#### [Work to do]
Each line of the material below that holds the word "this" needs to be copied.

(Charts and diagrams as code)
◆ ◆ ◆ ◆

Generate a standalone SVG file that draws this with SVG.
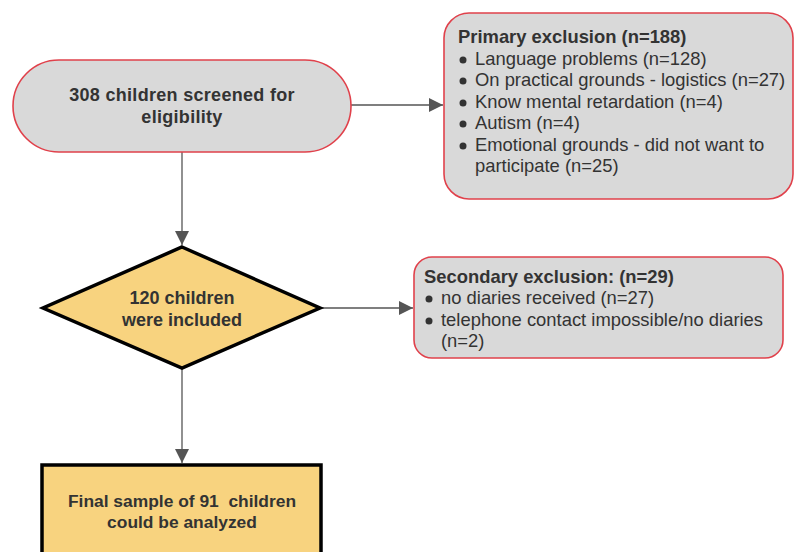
<svg xmlns="http://www.w3.org/2000/svg" width="794" height="552" viewBox="0 0 794 552">
<style>
.gray{fill:#d9d9d9;stroke:#e0414b;stroke-width:1.6}
.yel{fill:#f8d37f;stroke:#000;stroke-width:3.5}
.b{font-family:"Liberation Sans",Arial,sans-serif;font-weight:bold;font-size:18px;fill:#333}
.h{font-family:"Liberation Sans",Arial,sans-serif;font-weight:bold;font-size:18.4px;fill:#333}
.t{font-family:"Liberation Sans",Arial,sans-serif;font-size:18.4px;fill:#333}
.c{text-anchor:middle}
.conn{stroke:#555;stroke-width:1.3;fill:none}
.dot{fill:#333}
</style>
<defs>
<marker id="ah" viewBox="0 0 10 10" refX="10" refY="5" markerWidth="14" markerHeight="14" markerUnits="userSpaceOnUse" orient="auto">
<path d="M0,0 L10,5 L0,10 z" fill="#555"/>
</marker>
</defs>
<rect width="794" height="552" fill="#fff"/>
<g id="connectors">
<line class="conn" x1="351" y1="105" x2="443" y2="105" marker-end="url(#ah)"/>
<line class="conn" x1="182" y1="152" x2="182" y2="245" marker-end="url(#ah)"/>
<line class="conn" x1="320" y1="308" x2="413" y2="308" marker-end="url(#ah)"/>
<line class="conn" x1="182" y1="369" x2="182" y2="463" marker-end="url(#ah)"/>
</g>
<g id="screened">
<rect class="gray" x="13" y="60" width="338" height="92" rx="46"/>
<text class="b c" x="182" y="101" letter-spacing="0.3">308 children screened for</text>
<text class="b c" x="182" y="123" letter-spacing="0.3">eligibility</text>
</g>
<g id="primary">
<rect class="gray" x="444" y="13" width="349" height="186" rx="25"/>
<text class="h" x="458" y="43">Primary exclusion (n=188)</text>
<circle class="dot" cx="463" cy="60" r="3.5"/>
<text class="t" x="475" y="65">Language problems (n=128)</text>
<circle class="dot" cx="463" cy="81" r="3.5"/>
<text class="t" x="475" y="86">On practical grounds - logistics (n=27)</text>
<circle class="dot" cx="463" cy="103" r="3.5"/>
<text class="t" x="475" y="108">Know mental retardation (n=4)</text>
<circle class="dot" cx="463" cy="124" r="3.5"/>
<text class="t" x="475" y="129">Autism (n=4)</text>
<circle class="dot" cx="463" cy="146" r="3.5"/>
<text class="t" x="475" y="151">Emotional grounds - did not want to</text>
<text class="t" x="475" y="172">participate (n=25)</text>
</g>
<g id="included">
<polygon class="yel" points="182,247 320,308 182,368 43,308"/>
<text class="b c" x="182" y="304">120 children</text>
<text class="b c" x="182" y="326">were included</text>
</g>
<g id="secondary">
<rect class="gray" x="414" y="257" width="369" height="101" rx="18"/>
<text class="h" x="424" y="283">Secondary exclusion: (n=29)</text>
<circle class="dot" cx="429" cy="299" r="3.5"/>
<text class="t" x="441" y="304">no diaries received (n=27)</text>
<circle class="dot" cx="429" cy="321" r="3.5"/>
<text class="t" x="441" y="326">telephone contact impossible/no diaries</text>
<text class="t" x="441" y="347">(n=2)</text>
</g>
<g id="final">
<rect class="yel" x="42" y="465" width="279" height="100"/>
<text class="b c" x="182" y="507" style="font-size:17.4px" xml:space="preserve">Final sample of 91  children</text>
<text class="b c" x="182" y="528" style="font-size:17.4px">could be analyzed</text>
</g>
</svg>
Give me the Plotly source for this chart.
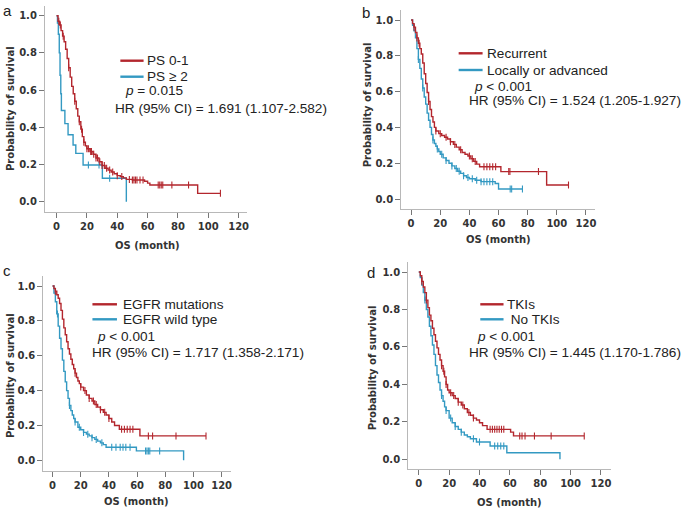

◆ ◆ ◆ ◆

#### [Task answer]
Generate a standalone SVG file that draws this with SVG.
Give me the Plotly source for this chart.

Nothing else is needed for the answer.